Source: Sadawi, Alia Al et al. “A comprehensive hierarchical blockchain system for carbon emission trading utilizing blockchain of things and smart contract.” Technological Forecasting and SocialChange. December 2021.

With no centralized market for the exchange of voluntary carbon credits, credits can be sold directly from a developer to an organization, and they are not standardized or well regulated. There is not a centralized market for exchanging voluntary carbon credits, and therefore, there is more room for corruption, double-counting, and misrepresentation of impact. 

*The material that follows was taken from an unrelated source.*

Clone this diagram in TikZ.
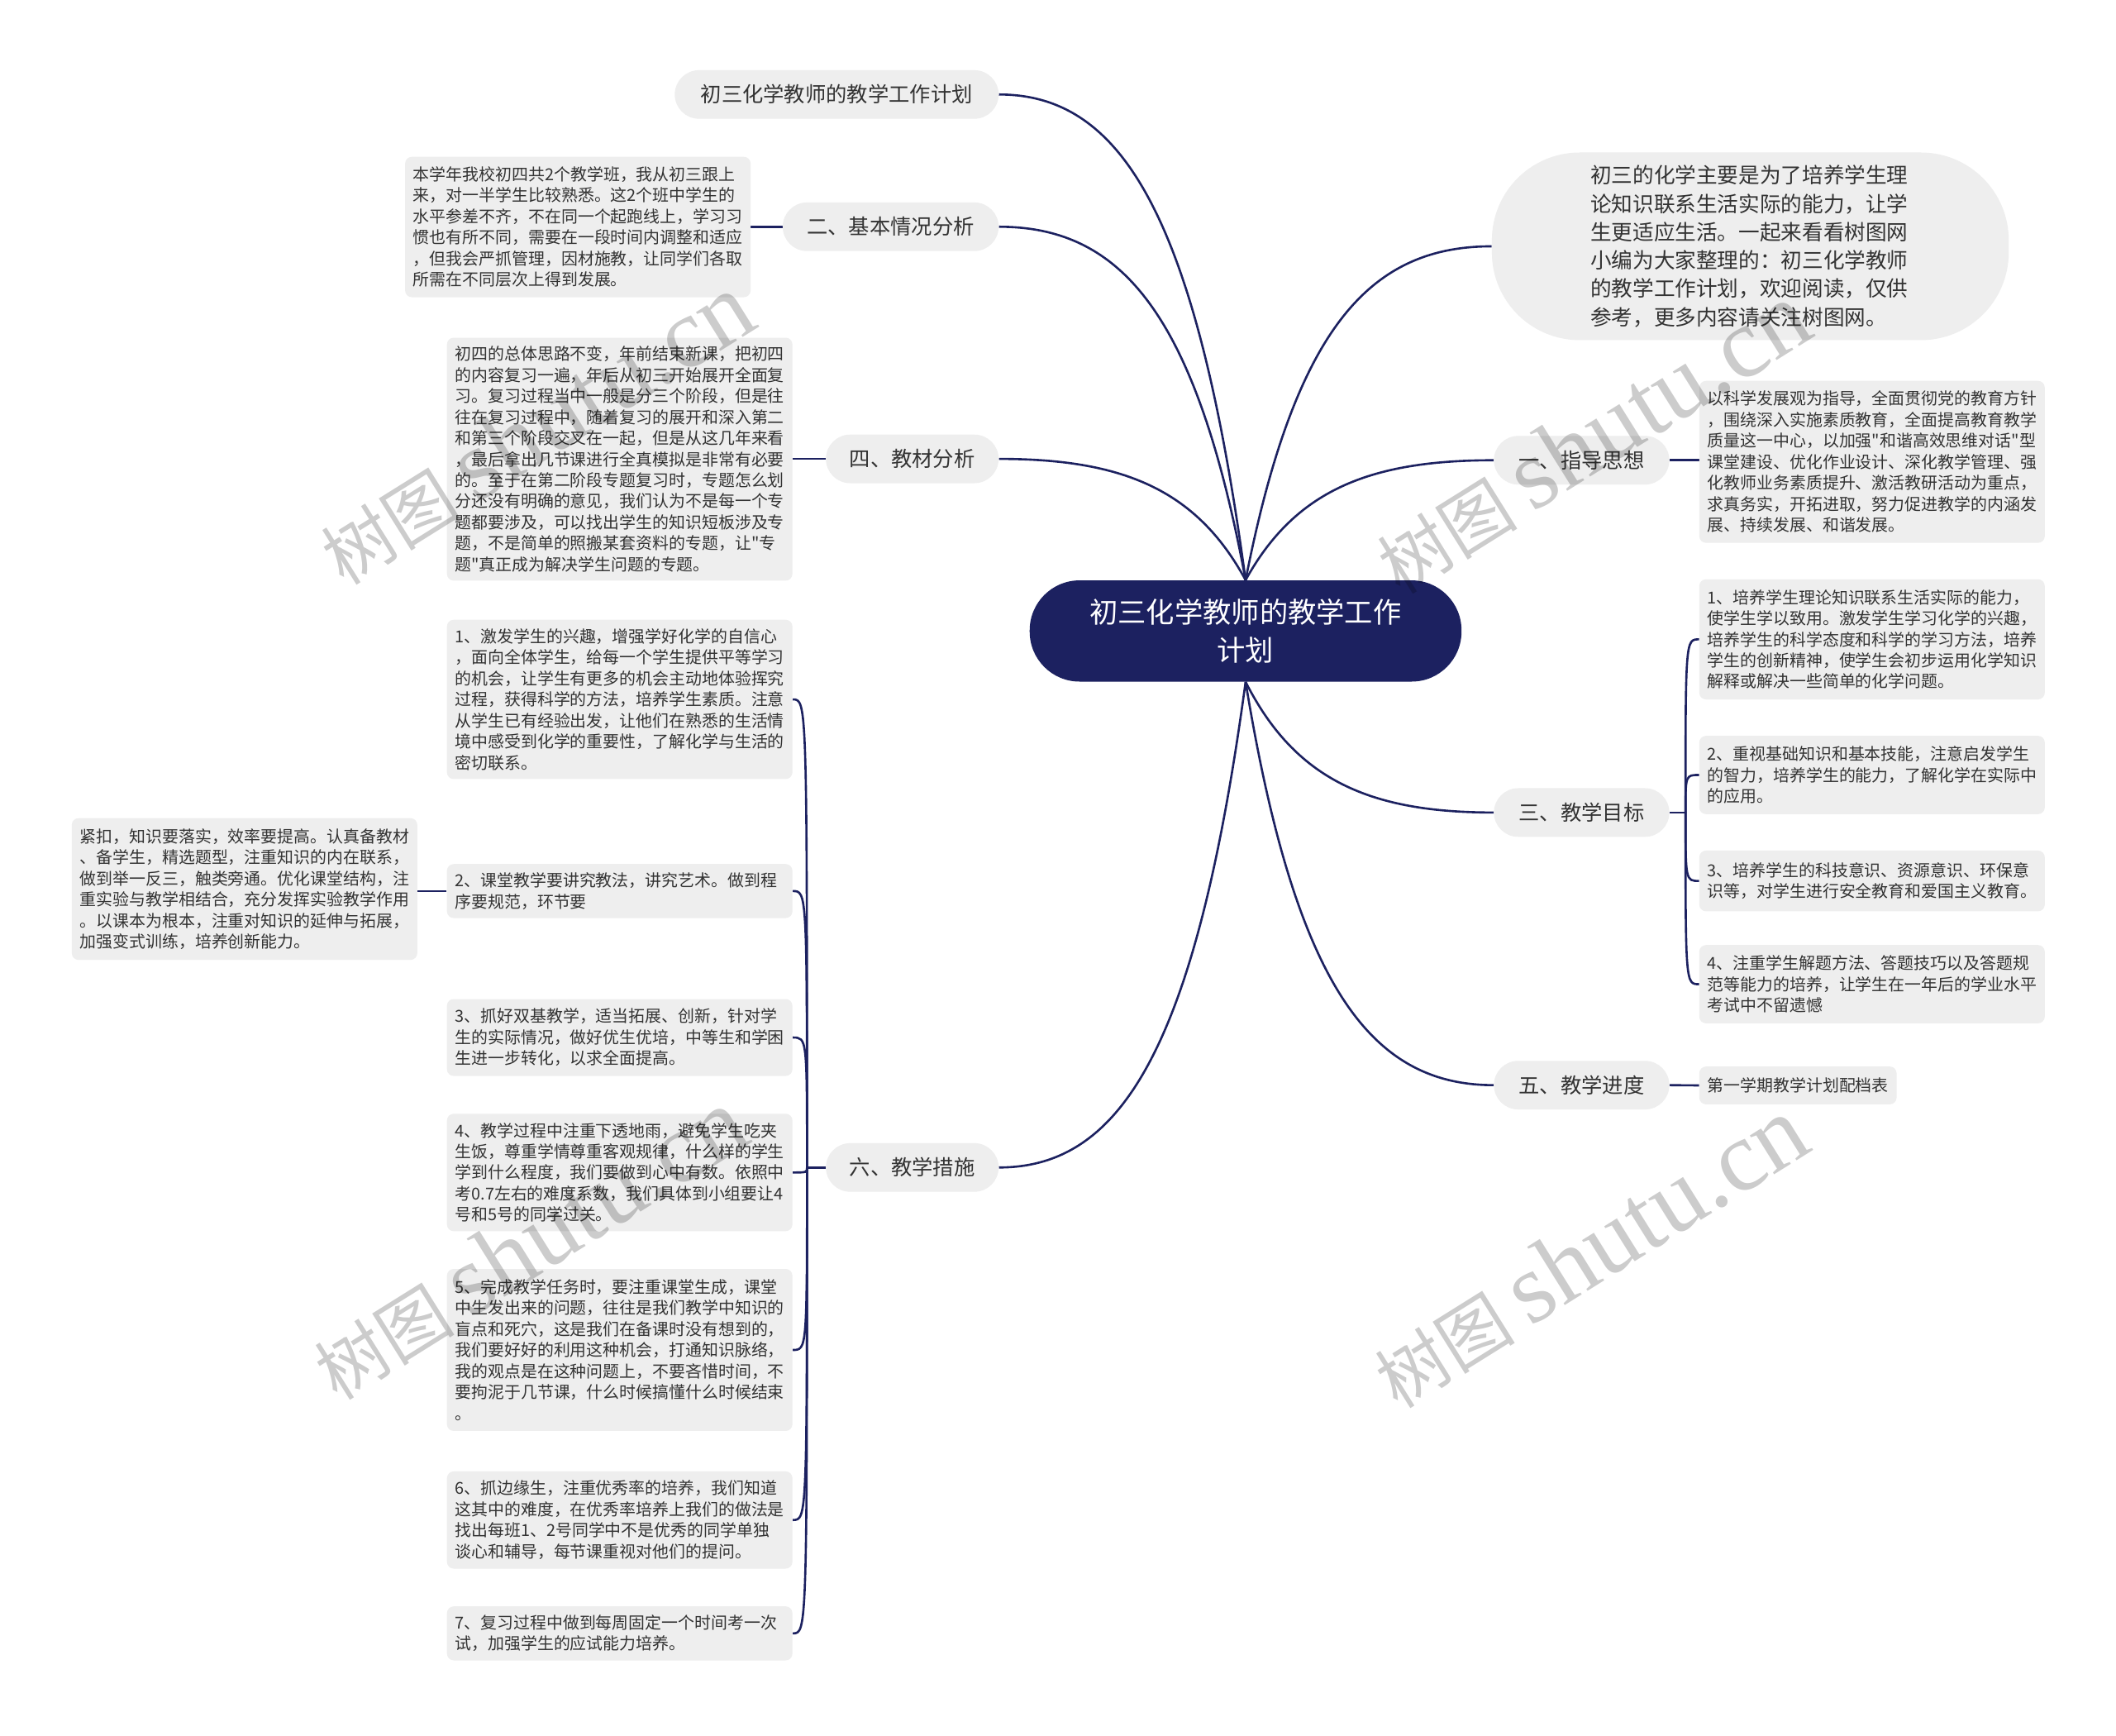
\documentclass[tikz,border=0pt]{standalone}
\usepackage{fontspec}
\setmainfont{Noto Sans CJK SC}
\newfontfamily\cjkmain{Noto Sans CJK SC}
\newfontfamily\wmlatin{Liberation Serif}
\usetikzlibrary{calc,backgrounds}
\definecolor{navy}{HTML}{1C2160}
\definecolor{boxgray}{HTML}{EEEEEE}
\definecolor{txt}{HTML}{333333}
\tikzset{
  conn/.style={draw=navy, line width=1.6pt},
  topic/.style={fill=boxgray, rounded corners=18pt, minimum height=36pt, inner xsep=0pt, inner ysep=0pt, text=txt, font=\cjkmain\fontsize{15.5pt}{18pt}\selectfont, anchor=center},
  leaf/.style={fill=boxgray, rounded corners=5pt, anchor=north west, inner xsep=6pt, inner ysep=0pt, text=txt, align=left, font=\cjkmain\fontsize{12.2pt}{15.6pt}\selectfont},
  wide/.style={text width=244pt},
  wm/.style={text=black, text opacity=0.2, rotate=32, inner sep=0pt, font=\cjkmain\fontsize{52pt}{60pt}\selectfont},
}
\newcommand\mmbranch[2]{\draw[conn] let \p1=(#1), \p2=(#2) in (\p1) .. controls ({\x1+0.2*(\x2-\x1)},{\y1+0.75*(\y2-\y1)}) and ({\x1+0.5*(\x2-\x1)},{\y2}) .. (\p2);}
\newcommand\mmhook[2]{\draw[conn] let \p1=(#1), \p2=(#2) in (\p1) .. controls (\x1,\y2) .. (\p2);}
\begin{document}
\cjkmain
\begin{tikzpicture}[x=1pt,y=-1pt]
\useasboundingbox (0,0) rectangle (1568,1286);

% center
\node[fill=navy, text=white, rounded corners=37pt, minimum width=320pt, minimum height=75pt, align=center, inner sep=0pt, font=\cjkmain\fontsize{21pt}{28pt}\selectfont] (c) at (923,467.5) {初三化学教师的教学工作\\计划};

% level-1 topics
\node[topic, minimum width=240pt] (t0) at (620,70) {初三化学教师的教学工作计划};
\node[topic, minimum width=160pt] (m2) at (660,168) {二、基本情况分析};
\node[topic, minimum width=128pt] (m4) at (676,340) {四、教材分析};
\node[topic, minimum width=128pt] (m6) at (676,865) {六、教学措施};
\node[topic, minimum width=130pt] (m1) at (1172,341) {一、指导思想};
\node[topic, minimum width=130pt] (m3) at (1172,602) {三、教学目标};
\node[topic, minimum width=130pt] (m5) at (1172,804) {五、教学进度};

\node[fill=boxgray, rounded corners=65pt, minimum width=383pt, minimum height=139pt, inner sep=0pt, text width=237pt, align=left, text=txt, font=\cjkmain\fontsize{15.7pt}{21pt}\selectfont] (intro) at (1297,182.5) {初三的化学主要是为了培养学生理\\论知识联系生活实际的能力，让学\\生更适应生活。一起来看看树图网\\小编为大家整理的：初三化学教师\\的教学工作计划，欢迎阅读，仅供\\参考，更多内容请关注树图网。};

% left leaves
\node[leaf, wide, minimum height=104pt] (b2) at (300,116) {本学年我校初四共2个教学班，我从初三跟上\\来，对一半学生比较熟悉。这2个班中学生的\\水平参差不齐，不在同一个起跑线上，学习习\\惯也有所不同，需要在一段时间内调整和适应\\，但我会严抓管理，因材施教，让同学们各取\\所需在不同层次上得到发展。};

\node[leaf, wide, minimum height=180pt] (b4) at (331,250) {初四的总体思路不变，年前结束新课，把初四\\的内容复习一遍，年后从初三开始展开全面复\\习。复习过程当中一般是分三个阶段，但是往\\往在复习过程中，随着复习的展开和深入第二\\和第三个阶段交叉在一起，但是从这几年来看\\，最后拿出几节课进行全真模拟是非常有必要\\的。至于在第二阶段专题复习时，专题怎么划\\分还没有明确的意见，我们认为不是每一个专\\题都要涉及，可以找出学生的知识短板涉及专\\题，不是简单的照搬某套资料的专题，让"专\\题"真正成为解决学生问题的专题。};

\node[leaf, wide, minimum height=118pt] (s1) at (331,459) {1、激发学生的兴趣，增强学好化学的自信心\\，面向全体学生，给每一个学生提供平等学习\\的机会，让学生有更多的机会主动地体验挥究\\过程，获得科学的方法，培养学生素质。注意\\从学生已有经验出发，让他们在熟悉的生活情\\境中感受到化学的重要性，了解化学与生活的\\密切联系。};

\node[leaf, wide, minimum height=40pt] (s2) at (331,640) {2、课堂教学要讲究教法，讲究艺术。做到程\\序要规范，环节要};

\node[leaf, wide, minimum height=105pt] (s2a) at (53,606) {紧扣，知识要落实，效率要提高。认真备教材\\、备学生，精选题型，注重知识的内在联系，\\做到举一反三，触类旁通。优化课堂结构，注\\重实验与教学相结合，充分发挥实验教学作用\\。以课本为根本，注重对知识的延伸与拓展，\\加强变式训练，培养创新能力。};

\node[leaf, wide, minimum height=57pt] (s3) at (331,740) {3、抓好双基教学，适当拓展、创新，针对学\\生的实际情况，做好优生优培，中等生和学困\\生进一步转化，以求全面提高。};

\node[leaf, wide, minimum height=87pt] (s4) at (331,825) {4、教学过程中注重下透地雨，避免学生吃夹\\生饭，尊重学情尊重客观规律，什么样的学生\\学到什么程度，我们要做到心中有数。依照中\\考0.7左右的难度系数，我们具体到小组要让4\\号和5号的同学过关。};

\node[leaf, wide, minimum height=120pt] (s5) at (331,940) {5、完成教学任务时，要注重课堂生成，课堂\\中生发出来的问题，往往是我们教学中知识的\\盲点和死穴，这是我们在备课时没有想到的，\\我们要好好的利用这种机会，打通知识脉络，\\我的观点是在这种问题上，不要吝惜时间，不\\要拘泥于几节课，什么时候搞懂什么时候结束\\。};

\node[leaf, wide, minimum height=72pt] (s6) at (331,1090) {6、抓边缘生，注重优秀率的培养，我们知道\\这其中的难度，在优秀率培养上我们的做法是\\找出每班1、2号同学中不是优秀的同学单独\\谈心和辅导，每节课重视对他们的提问。};

\node[leaf, wide, minimum height=40pt] (s7) at (331,1190) {7、复习过程中做到每周固定一个时间考一次\\试，加强学生的应试能力培养。};

% right leaves
\node[leaf, wide, minimum height=120pt] (r1) at (1259,282) {以科学发展观为指导，全面贯彻党的教育方针\\，围绕深入实施素质教育，全面提高教育教学\\质量这一中心，以加强"和谐高效思维对话"型\\课堂建设、优化作业设计、深化教学管理、强\\化教师业务素质提升、激活教研活动为重点，\\求真务实，开拓进取，努力促进教学的内涵发\\展、持续发展、和谐发展。};

\node[leaf, wide, minimum height=89pt] (g1) at (1259,429) {1、培养学生理论知识联系生活实际的能力，\\使学生学以致用。激发学生学习化学的兴趣，\\培养学生的科学态度和科学的学习方法，培养\\学生的创新精神，使学生会初步运用化学知识\\解释或解决一些简单的化学问题。};

\node[leaf, wide, minimum height=58pt] (g2) at (1259,545) {2、重视基础知识和基本技能，注意启发学生\\的智力，培养学生的能力，了解化学在实际中\\的应用。};

\node[leaf, wide, minimum height=45pt] (g3) at (1259,630) {3、培养学生的科技意识、资源意识、环保意\\识等，对学生进行安全教育和爱国主义教育。};

\node[leaf, wide, minimum height=58pt] (g4) at (1259,700) {4、注重学生解题方法、答题技巧以及答题规\\范等能力的培养，让学生在一年后的学业水平\\考试中不留遗憾};

\node[leaf, minimum width=146pt, minimum height=28pt] (p5) at (1259,790) {第一学期教学计划配档表};

\coordinate (f6) at (598,865);
\coordinate (f3) at (1249,602);

\begin{scope}[on background layer]
\fill[white] (0,0) rectangle (1568,1286);
\mmbranch{c.north}{t0.east}
\mmbranch{c.north}{m2.east}
\mmbranch{c.north}{m4.east}
\mmbranch{c.north}{intro.west}
\mmbranch{c.north}{m1.west}
\mmbranch{c.south}{m6.east}
\mmbranch{c.south}{m3.west}
\mmbranch{c.south}{m5.west}
\draw[conn] (m2.west) -- (b2.east |- m2.west);
\draw[conn] (m4.west) -- (b4.east |- m4.west);
\draw[conn] (m1.east) -- (r1.west |- m1.east);
\draw[conn] (m5.east) -- (p5.west);
\draw[conn] (s2.west) -- (s2a.east |- s2.west);
\draw[conn] (m6.west) -- (f6);
\draw[conn] (m3.east) -- (f3);
\mmhook{f6}{s1.east}
\mmhook{f6}{s2.east}
\mmhook{f6}{s3.east}
\mmhook{f6}{s4.east}
\mmhook{f6}{s5.east}
\mmhook{f6}{s6.east}
\mmhook{f6}{s7.east}
\mmhook{f3}{g1.west}
\mmhook{f3}{g2.west}
\mmhook{f3}{g3.west}
\mmhook{f3}{g4.west}
\end{scope}

% watermarks
\node[wm] (w1) at (397,318) {树图 {\wmlatin\fontsize{74pt}{80pt}\selectfont shutu.cn}};
\node[wm] (w2) at (1180,325) {树图 {\wmlatin\fontsize{74pt}{80pt}\selectfont shutu.cn}};
\node[wm] (w3) at (392,922) {树图 {\wmlatin\fontsize{74pt}{80pt}\selectfont shutu.cn}};
\node[wm] (w4) at (1178,928) {树图 {\wmlatin\fontsize{74pt}{80pt}\selectfont shutu.cn}};
\end{tikzpicture}
\end{document}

In the voluntary market, however, offsetting is by choice, often as part of a personal or organizational carbon neutrality policy. Voluntary carbon credits are project-based, typically falling under one of two designations: avoidance or removal. Avoidance projects seek to reduce emissions that would otherwise occur, whereas removal projects focus on sequestering carbon from the atmosphere. Sequestration could be through natural sources, like protecting an old growth forest and geological formations, or modern technical solutions. The underlying assumption for both avoidance and removal projects is that all projects are “additional” or would not have otherwise occurred.

Additionally, not all carbon credits have the same value. Generally, carbon removal, or sequestration, credits are thought to be more impactful, and therefore, sell at a higher rate. Other factors may include the year a project was completed, the location, what level of certification it received, or if there are any co-benefits that support further Sustainable Development Goals, like preservation of biodiversity. 

The market is incredibly complex and lacks critical transparency. To address some of these limitations, carbon credits markets have emerged in the NFT space. Nori is a decentralized voluntary carbon offset program which sells “NRTs” – “Nori Carbon Removal Tons” or essentially, carbon credit certificates as NFTs. The tamper-proof credits support transparency and end-to-end tracking.

Many arts organizations are already working to offset their emissions, either on a project basis or organization-wide. Alternatively, if an organization is considering major facilities upgrades to lower emissions, they may investigate selling carbon credits to secure funding for the project. 

Conclusion

For many arts organizations, time and knowledge are significant barriers to take action toward sustainability goals. While blockchain technology expands in the climate space, it may help fill the gap to support a new wave of action, centered around transparency, automation, and verified results.